• Your instructions: Beginning with the opening line of the entries, return every line through the one containing "const rightTitle = 'WBGT, \u00B0C';", both included, and nothing else. Omit pictures.

• Source code of charts:
[start]

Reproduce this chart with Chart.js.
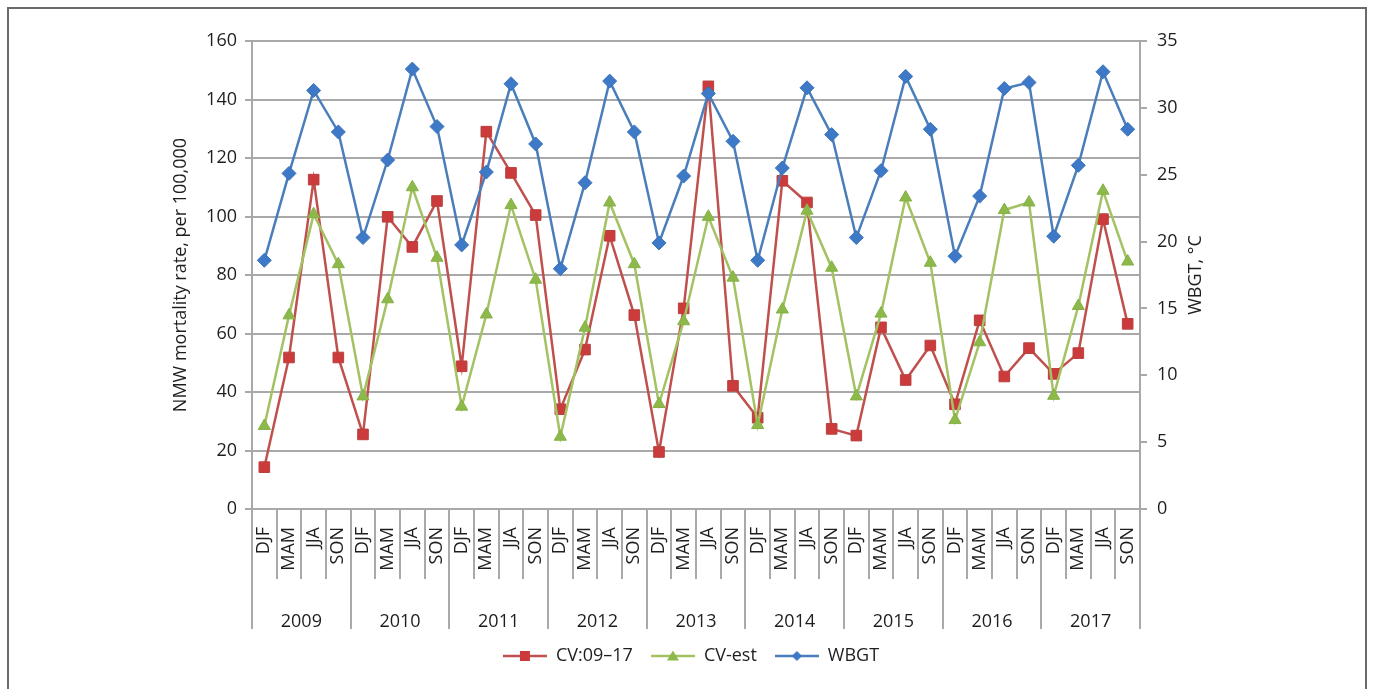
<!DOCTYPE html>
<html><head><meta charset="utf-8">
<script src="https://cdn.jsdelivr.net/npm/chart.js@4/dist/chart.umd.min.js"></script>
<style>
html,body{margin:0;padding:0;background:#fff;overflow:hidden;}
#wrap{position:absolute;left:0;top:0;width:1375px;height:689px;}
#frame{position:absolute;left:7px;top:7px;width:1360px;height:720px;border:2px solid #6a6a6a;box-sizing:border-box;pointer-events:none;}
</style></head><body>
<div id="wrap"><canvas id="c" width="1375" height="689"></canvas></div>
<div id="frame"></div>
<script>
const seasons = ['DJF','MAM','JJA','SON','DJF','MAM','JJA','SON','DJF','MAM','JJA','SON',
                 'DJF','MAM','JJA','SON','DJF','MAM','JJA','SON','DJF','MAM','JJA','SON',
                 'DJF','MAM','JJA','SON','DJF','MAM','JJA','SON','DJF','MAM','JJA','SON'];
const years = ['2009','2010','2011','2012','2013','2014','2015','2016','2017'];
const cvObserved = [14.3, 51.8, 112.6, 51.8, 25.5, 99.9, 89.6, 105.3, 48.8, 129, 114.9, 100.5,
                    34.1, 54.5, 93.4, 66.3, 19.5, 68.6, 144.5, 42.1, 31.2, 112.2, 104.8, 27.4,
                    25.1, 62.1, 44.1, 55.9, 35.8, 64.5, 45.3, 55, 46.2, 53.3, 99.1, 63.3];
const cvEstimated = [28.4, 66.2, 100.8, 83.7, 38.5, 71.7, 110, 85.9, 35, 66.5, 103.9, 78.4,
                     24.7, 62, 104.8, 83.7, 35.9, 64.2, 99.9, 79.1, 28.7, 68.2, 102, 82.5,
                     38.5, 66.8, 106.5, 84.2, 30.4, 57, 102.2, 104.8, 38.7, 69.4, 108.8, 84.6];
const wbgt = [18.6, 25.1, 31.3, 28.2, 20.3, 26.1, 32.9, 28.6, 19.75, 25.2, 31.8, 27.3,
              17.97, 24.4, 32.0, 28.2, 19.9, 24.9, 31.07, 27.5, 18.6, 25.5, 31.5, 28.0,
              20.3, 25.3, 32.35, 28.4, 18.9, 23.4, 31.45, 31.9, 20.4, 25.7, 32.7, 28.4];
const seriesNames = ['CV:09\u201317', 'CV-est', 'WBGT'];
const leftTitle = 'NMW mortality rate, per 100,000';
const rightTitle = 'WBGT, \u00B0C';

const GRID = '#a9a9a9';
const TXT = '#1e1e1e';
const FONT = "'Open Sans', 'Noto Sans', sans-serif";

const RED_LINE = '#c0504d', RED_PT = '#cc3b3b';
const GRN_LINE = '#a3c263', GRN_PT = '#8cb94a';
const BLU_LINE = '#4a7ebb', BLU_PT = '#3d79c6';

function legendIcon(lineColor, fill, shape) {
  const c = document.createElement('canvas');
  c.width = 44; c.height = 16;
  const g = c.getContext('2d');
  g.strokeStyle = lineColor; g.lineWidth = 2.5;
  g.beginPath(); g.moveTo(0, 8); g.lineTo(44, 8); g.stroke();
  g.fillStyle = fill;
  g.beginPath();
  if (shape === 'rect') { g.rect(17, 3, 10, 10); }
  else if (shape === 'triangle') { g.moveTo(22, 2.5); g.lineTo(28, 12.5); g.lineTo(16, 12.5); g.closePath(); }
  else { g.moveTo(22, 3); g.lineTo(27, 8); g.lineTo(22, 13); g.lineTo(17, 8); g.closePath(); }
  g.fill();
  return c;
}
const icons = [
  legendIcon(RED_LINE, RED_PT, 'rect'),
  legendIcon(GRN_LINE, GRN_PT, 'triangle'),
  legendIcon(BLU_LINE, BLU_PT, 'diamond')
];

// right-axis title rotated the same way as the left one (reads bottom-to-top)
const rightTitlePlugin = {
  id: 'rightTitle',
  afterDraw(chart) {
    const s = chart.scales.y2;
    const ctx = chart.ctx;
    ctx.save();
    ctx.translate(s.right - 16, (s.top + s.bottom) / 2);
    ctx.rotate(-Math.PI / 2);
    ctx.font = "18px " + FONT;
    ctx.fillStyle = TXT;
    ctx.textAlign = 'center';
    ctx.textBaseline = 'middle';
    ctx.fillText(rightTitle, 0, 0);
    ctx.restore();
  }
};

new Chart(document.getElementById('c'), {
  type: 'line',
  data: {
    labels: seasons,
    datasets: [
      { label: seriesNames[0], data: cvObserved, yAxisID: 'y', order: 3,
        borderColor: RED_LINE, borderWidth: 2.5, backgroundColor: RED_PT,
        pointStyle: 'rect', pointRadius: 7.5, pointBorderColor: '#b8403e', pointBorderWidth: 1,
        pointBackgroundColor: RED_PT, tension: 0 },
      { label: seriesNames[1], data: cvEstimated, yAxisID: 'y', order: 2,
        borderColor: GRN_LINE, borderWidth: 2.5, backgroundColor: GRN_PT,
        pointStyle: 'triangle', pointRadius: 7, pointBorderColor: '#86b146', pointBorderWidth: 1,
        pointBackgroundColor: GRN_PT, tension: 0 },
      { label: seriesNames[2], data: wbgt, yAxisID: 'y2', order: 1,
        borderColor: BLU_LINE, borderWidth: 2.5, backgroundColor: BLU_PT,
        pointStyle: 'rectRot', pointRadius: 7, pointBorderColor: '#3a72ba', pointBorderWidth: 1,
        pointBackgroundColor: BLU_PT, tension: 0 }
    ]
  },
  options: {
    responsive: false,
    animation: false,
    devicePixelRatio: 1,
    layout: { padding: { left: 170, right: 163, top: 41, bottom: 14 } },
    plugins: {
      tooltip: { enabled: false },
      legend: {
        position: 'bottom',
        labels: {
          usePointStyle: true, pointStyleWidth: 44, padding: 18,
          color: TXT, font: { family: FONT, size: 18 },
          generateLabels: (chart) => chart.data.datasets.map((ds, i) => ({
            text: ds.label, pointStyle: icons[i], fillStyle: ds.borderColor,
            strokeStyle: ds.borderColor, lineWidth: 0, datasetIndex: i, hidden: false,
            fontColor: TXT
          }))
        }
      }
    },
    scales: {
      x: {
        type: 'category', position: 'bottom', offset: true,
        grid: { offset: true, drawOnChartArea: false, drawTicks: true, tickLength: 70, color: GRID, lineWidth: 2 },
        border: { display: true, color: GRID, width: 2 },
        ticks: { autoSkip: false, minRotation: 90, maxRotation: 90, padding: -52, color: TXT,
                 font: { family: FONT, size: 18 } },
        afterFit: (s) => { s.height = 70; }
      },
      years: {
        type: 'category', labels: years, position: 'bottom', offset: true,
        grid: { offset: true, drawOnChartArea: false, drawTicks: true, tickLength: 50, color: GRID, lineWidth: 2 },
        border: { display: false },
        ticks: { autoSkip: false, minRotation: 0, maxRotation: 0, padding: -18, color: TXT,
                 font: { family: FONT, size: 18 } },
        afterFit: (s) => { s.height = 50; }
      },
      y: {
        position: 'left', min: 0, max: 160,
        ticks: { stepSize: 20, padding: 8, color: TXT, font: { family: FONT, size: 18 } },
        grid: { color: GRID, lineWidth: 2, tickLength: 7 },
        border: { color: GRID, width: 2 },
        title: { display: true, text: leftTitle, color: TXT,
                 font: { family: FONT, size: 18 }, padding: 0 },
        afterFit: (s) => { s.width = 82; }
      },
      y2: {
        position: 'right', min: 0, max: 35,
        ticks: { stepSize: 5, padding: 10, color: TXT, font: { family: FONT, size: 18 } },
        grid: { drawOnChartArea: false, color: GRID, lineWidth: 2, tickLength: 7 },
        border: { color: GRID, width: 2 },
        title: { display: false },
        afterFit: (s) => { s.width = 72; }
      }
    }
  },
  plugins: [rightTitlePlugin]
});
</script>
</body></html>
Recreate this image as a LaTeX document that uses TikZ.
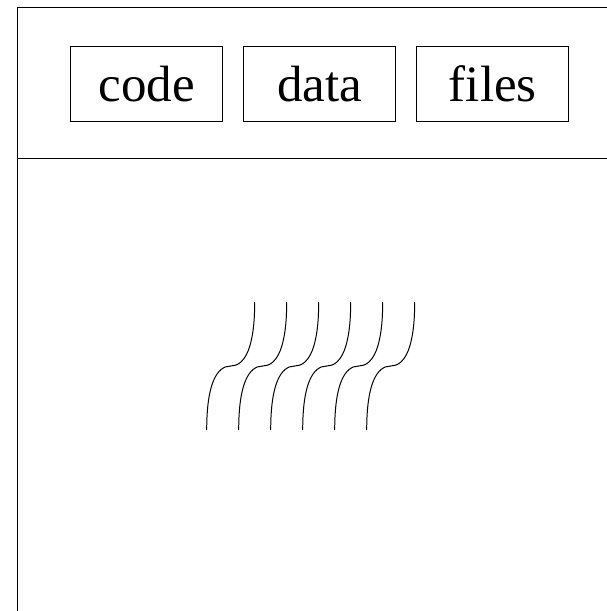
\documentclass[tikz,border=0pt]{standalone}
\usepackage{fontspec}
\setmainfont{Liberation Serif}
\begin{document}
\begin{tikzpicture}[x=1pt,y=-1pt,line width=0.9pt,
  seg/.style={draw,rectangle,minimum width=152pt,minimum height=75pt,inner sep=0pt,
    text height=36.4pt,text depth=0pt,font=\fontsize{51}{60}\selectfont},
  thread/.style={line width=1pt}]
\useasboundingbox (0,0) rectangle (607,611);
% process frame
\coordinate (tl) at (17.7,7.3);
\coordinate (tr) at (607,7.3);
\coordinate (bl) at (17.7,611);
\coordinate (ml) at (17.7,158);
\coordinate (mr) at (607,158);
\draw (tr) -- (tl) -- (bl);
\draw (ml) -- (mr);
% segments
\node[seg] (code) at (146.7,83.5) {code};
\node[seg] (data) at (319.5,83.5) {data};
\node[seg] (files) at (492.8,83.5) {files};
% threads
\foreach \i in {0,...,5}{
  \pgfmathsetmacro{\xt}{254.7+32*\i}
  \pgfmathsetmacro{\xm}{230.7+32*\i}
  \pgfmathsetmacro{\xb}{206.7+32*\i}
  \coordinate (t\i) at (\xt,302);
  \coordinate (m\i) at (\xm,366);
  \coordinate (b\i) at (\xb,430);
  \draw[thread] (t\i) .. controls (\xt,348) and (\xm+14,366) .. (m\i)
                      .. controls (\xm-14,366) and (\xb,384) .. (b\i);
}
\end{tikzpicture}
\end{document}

[end]

• Exercise output:
Reproduce this chart with Chart.js.
<!DOCTYPE html>
<html><head><meta charset="utf-8">
<script src="https://cdn.jsdelivr.net/npm/chart.js@4/dist/chart.umd.min.js"></script>
<style>
html,body{margin:0;padding:0;background:#fff;overflow:hidden;}
#wrap{position:absolute;left:0;top:0;width:1375px;height:689px;}
#frame{position:absolute;left:7px;top:7px;width:1360px;height:720px;border:2px solid #6a6a6a;box-sizing:border-box;pointer-events:none;}
</style></head><body>
<div id="wrap"><canvas id="c" width="1375" height="689"></canvas></div>
<div id="frame"></div>
<script>
const seasons = ['DJF','MAM','JJA','SON','DJF','MAM','JJA','SON','DJF','MAM','JJA','SON',
                 'DJF','MAM','JJA','SON','DJF','MAM','JJA','SON','DJF','MAM','JJA','SON',
                 'DJF','MAM','JJA','SON','DJF','MAM','JJA','SON','DJF','MAM','JJA','SON'];
const years = ['2009','2010','2011','2012','2013','2014','2015','2016','2017'];
const cvObserved = [14.3, 51.8, 112.6, 51.8, 25.5, 99.9, 89.6, 105.3, 48.8, 129, 114.9, 100.5,
                    34.1, 54.5, 93.4, 66.3, 19.5, 68.6, 144.5, 42.1, 31.2, 112.2, 104.8, 27.4,
                    25.1, 62.1, 44.1, 55.9, 35.8, 64.5, 45.3, 55, 46.2, 53.3, 99.1, 63.3];
const cvEstimated = [28.4, 66.2, 100.8, 83.7, 38.5, 71.7, 110, 85.9, 35, 66.5, 103.9, 78.4,
                     24.7, 62, 104.8, 83.7, 35.9, 64.2, 99.9, 79.1, 28.7, 68.2, 102, 82.5,
                     38.5, 66.8, 106.5, 84.2, 30.4, 57, 102.2, 104.8, 38.7, 69.4, 108.8, 84.6];
const wbgt = [18.6, 25.1, 31.3, 28.2, 20.3, 26.1, 32.9, 28.6, 19.75, 25.2, 31.8, 27.3,
              17.97, 24.4, 32.0, 28.2, 19.9, 24.9, 31.07, 27.5, 18.6, 25.5, 31.5, 28.0,
              20.3, 25.3, 32.35, 28.4, 18.9, 23.4, 31.45, 31.9, 20.4, 25.7, 32.7, 28.4];
const seriesNames = ['CV:09\u201317', 'CV-est', 'WBGT'];
const leftTitle = 'NMW mortality rate, per 100,000';
const rightTitle = 'WBGT, \u00B0C';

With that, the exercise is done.